▸ Aim of the task: Skip the pictures. Reproduce all other material exactly.

▸ Material shown:

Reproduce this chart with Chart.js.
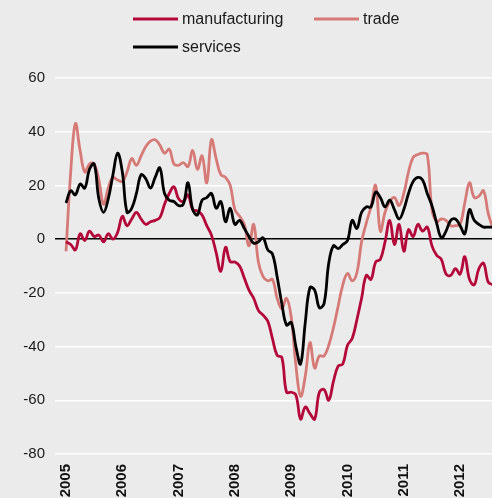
<!DOCTYPE html>
<html>
<head>
<meta charset="utf-8">
<script src="https://cdn.jsdelivr.net/npm/chart.js@4"></script>
<style>
  body { margin: 0; background: #ebebeb; }
  #wrap { position: relative; width: 492px; height: 498px; }
</style>
</head>
<body>
<div id="wrap"><canvas id="myLineChart"></canvas></div>
<script>
// monthly values, Jan 2005 onwards
var years = ["2005", "2006", "2007", "2008", "2009", "2010", "2011", "2012"];
var yTicks = [-80, -60, -40, -20, 0, 20, 40, 60];

var manufacturing = [
  -1, -2, -4, 2, -0.5, 3, 1, 1.5, -1, 2, 0, 2.5,
  8.5, 5, 7.5, 10, 7.5, 5.5, 6.5, 7, 8, 13, 17, 19.5,
  15, 14, 16.5, 11, 10.5, 9, 5, 1.5, -5, -12, -3, -8.4,
  -8.5, -10, -14.5, -19, -22, -26.5, -28.3, -30.5, -37, -43.3, -44, -57,
  -57, -58, -67, -62.5, -65, -67, -57, -56, -60, -53, -47.3, -46.5,
  -39.5, -37, -30, -22, -13.5, -15, -8.5, -7.5, -1, 7, -2, 5.5,
  -4.5, 3.5, 1, 5.5, 3, 4.5, -2.5, -6, -7.5, -13, -13.5, -11,
  -13, -6.5, -15, -17, -11, -9, -16, -17
];
var trade = [
  -4.5, 25, 43, 33, 25, 28, 28, 22, 13, 19, 23, 22,
  21.5, 25, 30, 27.5, 31, 34.5, 36.5, 37, 35, 32, 33.5, 28,
  27.5, 28.5, 27, 33, 26, 31, 21, 37, 30, 24, 23, 20,
  11, 8.5, 5.5, -2.5, 5.5, -8.5, -14, -15.5, -15, -22, -26, -22,
  -29, -47, -58.5, -51, -38.5, -48, -43.5, -43.5, -39.5, -33, -25, -17,
  -12.8, -15.5, -12.5, -1, 6, 12, 20, 3, 10, 14, 15.5, 12.5,
  17, 25, 30.5, 31.5, 32, 31.5, 11, 6.5, 7.5, 7, 5, 5,
  5.5, 13.5, 21, 15.5, 16, 18, 9.5, 4
];
var services = [
  13.5, 18, 16.5, 20.5, 19, 26, 28, 15, 10, 15, 24, 32,
  25, 10, 11.5, 17, 24, 22.5, 19, 23, 26.5, 17, 14.5, 14,
  12.5, 13, 21, 11, 9, 14.5, 15.5, 17, 11.5, 14, 6.5, 11.5,
  5.5, 7, 4, 1, -1.5, -1, 0.5, -4, -5.5, -14, -24, -32,
  -31, -40, -46.5, -31, -18, -19, -25.5, -24, -9, -2.5, -3.5, -2,
  -0.5, 7, 4, 10, 12, 12, 17.5, 15.5, 12, 14.5, 11, 7.5,
  11, 17, 21.5, 23, 22, 17, 12.5, 6, 0.5, 3, 7, 7.5,
  5, 2, 11, 7, 5.5, 4.5, 4.5, 4.5
];

function toPoints(values) {
  return values.map(function (v, i) {
    return { x: i, y: v };
  });
}

// legend laid out in two rows like the original
var legendRows = {
  id: "legendRows",
  afterDraw: function (chart) {
    var ctx = chart.ctx;
    var spots = [
      { x: 133, y: 19 },
      { x: 314, y: 19 },
      { x: 133, y: 47 },
    ];
    ctx.save();
    ctx.font = "16px 'Liberation Sans', Arial, sans-serif";
    ctx.textBaseline = "middle";
    ctx.fillStyle = "#1a1a1a";
    chart.data.datasets.forEach(function (ds, i) {
      var s = spots[i];
      ctx.strokeStyle = ds.borderColor;
      ctx.lineWidth = 3;
      ctx.beginPath();
      ctx.moveTo(s.x, s.y);
      ctx.lineTo(s.x + 45, s.y);
      ctx.stroke();
      ctx.fillText(ds.label, s.x + 49, s.y + 1);
    });
    ctx.restore();
  },
};

var ctx = document.getElementById("myLineChart").getContext("2d");

var myLineChart = new Chart(ctx, {
  type: "line",
  data: {
    datasets: [
      {
        label: "manufacturing",
        data: toPoints(manufacturing),
        borderColor: "#b5083a",
        borderWidth: 2.8,
        order: 1,
      },
      {
        label: "trade",
        data: toPoints(trade),
        borderColor: "#d67a78",
        borderWidth: 2.8,
        order: 2,
      },
      {
        label: "services",
        data: toPoints(services),
        borderColor: "#000000",
        borderWidth: 2.8,
        order: 0,
      },
    ],
  },
  options: {
    responsive: true,
    maintainAspectRatio: false,
    animation: false,
    layout: {
      padding: { top: 78, right: 0, bottom: 0, left: 0 },
    },
    elements: {
      point: { radius: 0 },
      line: { tension: 0.4, fill: false },
    },
    plugins: {
      legend: { display: false },
      tooltip: { enabled: false },
    },
    scales: {
      x: {
        type: "linear",
        min: -2.35,
        max: 90.8,
        grid: { display: false },
        border: { display: false },
        afterBuildTicks: function (scale) {
          scale.ticks = years.map(function (y, i) {
            return { value: i * 12 };
          });
        },
        afterFit: function (scale) {
          scale.height = 44;
        },
        ticks: {
          autoSkip: false,
          minRotation: 90,
          maxRotation: 90,
          padding: 2,
          color: "#111",
          font: {
            family: "'Liberation Sans', Arial, sans-serif",
            size: 15,
            weight: "bold",
          },
          callback: function (value) {
            return years[Math.round(value / 12)];
          },
        },
      },
      y: {
        min: -80,
        max: 60,
        grid: {
          drawTicks: false,
          lineWidth: 1.5,
          color: function (c) {
            return c.tick && c.tick.value === 0 ? "#000000" : "#ffffff";
          },
        },
        border: { display: false },
        afterBuildTicks: function (scale) {
          scale.ticks = yTicks.map(function (v) {
            return { value: v };
          });
        },
        afterFit: function (scale) {
          scale.width = 55;
        },
        ticks: {
          padding: 10,
          color: "#1a1a1a",
          font: { family: "'Liberation Sans', Arial, sans-serif", size: 15 },
        },
      },
    },
  },
  plugins: [legendRows],
});
</script>
</body>
</html>
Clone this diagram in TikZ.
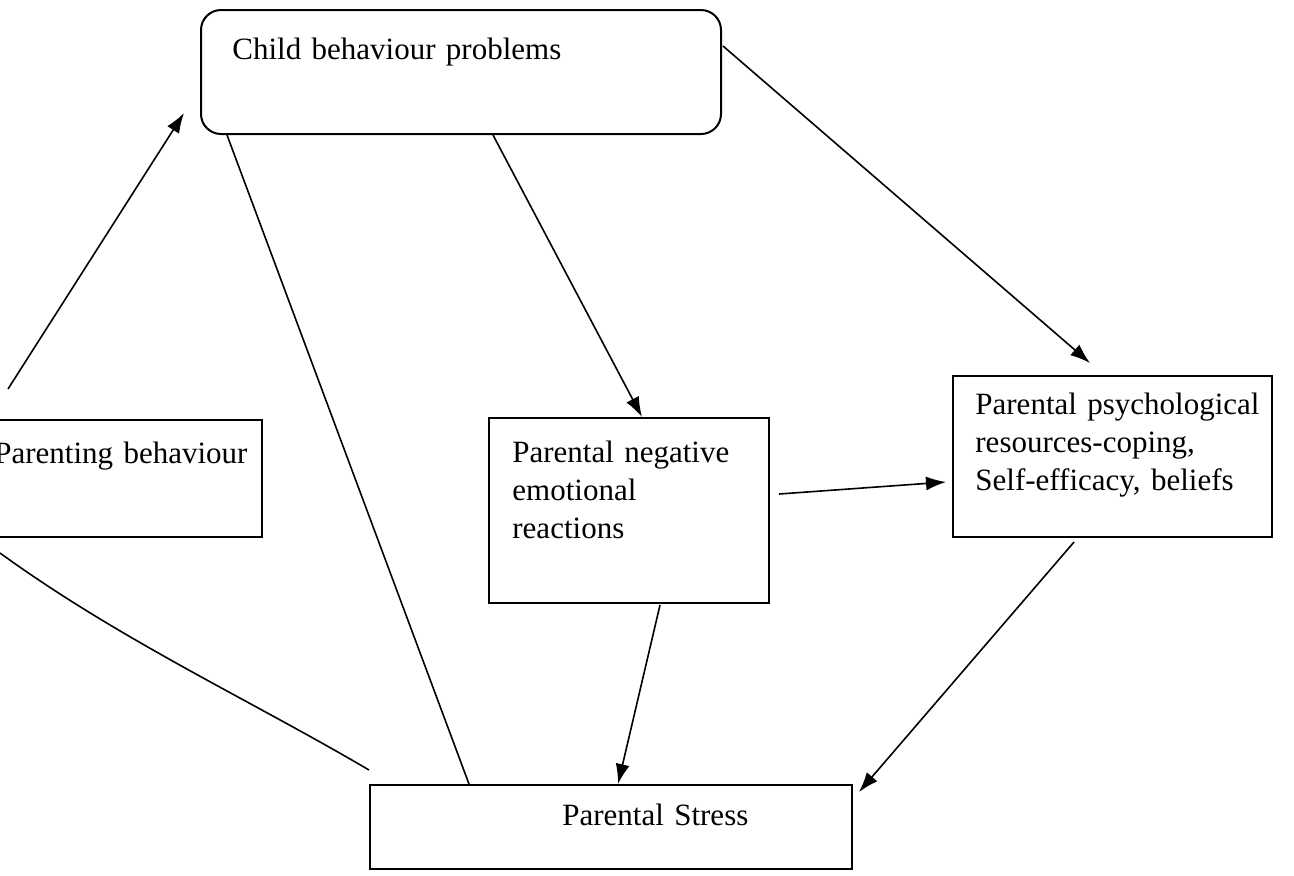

▸ Answer for the task:
Reproduce this chart with Chart.js.
<!DOCTYPE html>
<html>
<head>
<meta charset="utf-8">
<script src="https://cdn.jsdelivr.net/npm/chart.js@4"></script>
<style>
  body { margin: 0; background: #ebebeb; }
  #wrap { position: relative; width: 492px; height: 498px; }
</style>
</head>
<body>
<div id="wrap"><canvas id="myLineChart"></canvas></div>
<script>
// monthly values, Jan 2005 onwards
var years = ["2005", "2006", "2007", "2008", "2009", "2010", "2011", "2012"];
var yTicks = [-80, -60, -40, -20, 0, 20, 40, 60];

var manufacturing = [
  -1, -2, -4, 2, -0.5, 3, 1, 1.5, -1, 2, 0, 2.5,
  8.5, 5, 7.5, 10, 7.5, 5.5, 6.5, 7, 8, 13, 17, 19.5,
  15, 14, 16.5, 11, 10.5, 9, 5, 1.5, -5, -12, -3, -8.4,
  -8.5, -10, -14.5, -19, -22, -26.5, -28.3, -30.5, -37, -43.3, -44, -57,
  -57, -58, -67, -62.5, -65, -67, -57, -56, -60, -53, -47.3, -46.5,
  -39.5, -37, -30, -22, -13.5, -15, -8.5, -7.5, -1, 7, -2, 5.5,
  -4.5, 3.5, 1, 5.5, 3, 4.5, -2.5, -6, -7.5, -13, -13.5, -11,
  -13, -6.5, -15, -17, -11, -9, -16, -17
];
var trade = [
  -4.5, 25, 43, 33, 25, 28, 28, 22, 13, 19, 23, 22,
  21.5, 25, 30, 27.5, 31, 34.5, 36.5, 37, 35, 32, 33.5, 28,
  27.5, 28.5, 27, 33, 26, 31, 21, 37, 30, 24, 23, 20,
  11, 8.5, 5.5, -2.5, 5.5, -8.5, -14, -15.5, -15, -22, -26, -22,
  -29, -47, -58.5, -51, -38.5, -48, -43.5, -43.5, -39.5, -33, -25, -17,
  -12.8, -15.5, -12.5, -1, 6, 12, 20, 3, 10, 14, 15.5, 12.5,
  17, 25, 30.5, 31.5, 32, 31.5, 11, 6.5, 7.5, 7, 5, 5,
  5.5, 13.5, 21, 15.5, 16, 18, 9.5, 4
];
var services = [
  13.5, 18, 16.5, 20.5, 19, 26, 28, 15, 10, 15, 24, 32,
  25, 10, 11.5, 17, 24, 22.5, 19, 23, 26.5, 17, 14.5, 14,
  12.5, 13, 21, 11, 9, 14.5, 15.5, 17, 11.5, 14, 6.5, 11.5,
  5.5, 7, 4, 1, -1.5, -1, 0.5, -4, -5.5, -14, -24, -32,
  -31, -40, -46.5, -31, -18, -19, -25.5, -24, -9, -2.5, -3.5, -2,
  -0.5, 7, 4, 10, 12, 12, 17.5, 15.5, 12, 14.5, 11, 7.5,
  11, 17, 21.5, 23, 22, 17, 12.5, 6, 0.5, 3, 7, 7.5,
  5, 2, 11, 7, 5.5, 4.5, 4.5, 4.5
];

function toPoints(values) {
  return values.map(function (v, i) {
    return { x: i, y: v };
  });
}

// legend laid out in two rows like the original
var legendRows = {
  id: "legendRows",
  afterDraw: function (chart) {
    var ctx = chart.ctx;
    var spots = [
      { x: 133, y: 19 },
      { x: 314, y: 19 },
      { x: 133, y: 47 },
    ];
    ctx.save();
    ctx.font = "16px 'Liberation Sans', Arial, sans-serif";
    ctx.textBaseline = "middle";
    ctx.fillStyle = "#1a1a1a";
    chart.data.datasets.forEach(function (ds, i) {
      var s = spots[i];
      ctx.strokeStyle = ds.borderColor;
      ctx.lineWidth = 3;
      ctx.beginPath();
      ctx.moveTo(s.x, s.y);
      ctx.lineTo(s.x + 45, s.y);
      ctx.stroke();
      ctx.fillText(ds.label, s.x + 49, s.y + 1);
    });
    ctx.restore();
  },
};

var ctx = document.getElementById("myLineChart").getContext("2d");

var myLineChart = new Chart(ctx, {
  type: "line",
  data: {
    datasets: [
      {
        label: "manufacturing",
        data: toPoints(manufacturing),
        borderColor: "#b5083a",
        borderWidth: 2.8,
        order: 1,
      },
      {
        label: "trade",
        data: toPoints(trade),
        borderColor: "#d67a78",
        borderWidth: 2.8,
        order: 2,
      },
      {
        label: "services",
        data: toPoints(services),
        borderColor: "#000000",
        borderWidth: 2.8,
        order: 0,
      },
    ],
  },
  options: {
    responsive: true,
    maintainAspectRatio: false,
    animation: false,
    layout: {
      padding: { top: 78, right: 0, bottom: 0, left: 0 },
    },
    elements: {
      point: { radius: 0 },
      line: { tension: 0.4, fill: false },
    },
    plugins: {
      legend: { display: false },
      tooltip: { enabled: false },
    },
    scales: {
      x: {
        type: "linear",
        min: -2.35,
        max: 90.8,
        grid: { display: false },
        border: { display: false },
        afterBuildTicks: function (scale) {
          scale.ticks = years.map(function (y, i) {
            return { value: i * 12 };
          });
        },
        afterFit: function (scale) {
          scale.height = 44;
        },
        ticks: {
          autoSkip: false,
          minRotation: 90,
          maxRotation: 90,
          padding: 2,
          color: "#111",
          font: {
            family: "'Liberation Sans', Arial, sans-serif",
            size: 15,
            weight: "bold",
          },
          callback: function (value) {
            return years[Math.round(value / 12)];
          },
        },
      },
      y: {
        min: -80,
        max: 60,
        grid: {
          drawTicks: false,
          lineWidth: 1.5,
          color: function (c) {
            return c.tick && c.tick.value === 0 ? "#000000" : "#ffffff";
          },
        },
        border: { display: false },
        afterBuildTicks: function (scale) {
          scale.ticks = yTicks.map(function (v) {
            return { value: v };
          });
        },
        afterFit: function (scale) {
          scale.width = 55;
        },
        ticks: {
          padding: 10,
          color: "#1a1a1a",
          font: { family: "'Liberation Sans', Arial, sans-serif", size: 15 },
        },
      },
    },
  },
  plugins: [legendRows],
});
</script>
</body>
</html>
Clone this diagram in TikZ.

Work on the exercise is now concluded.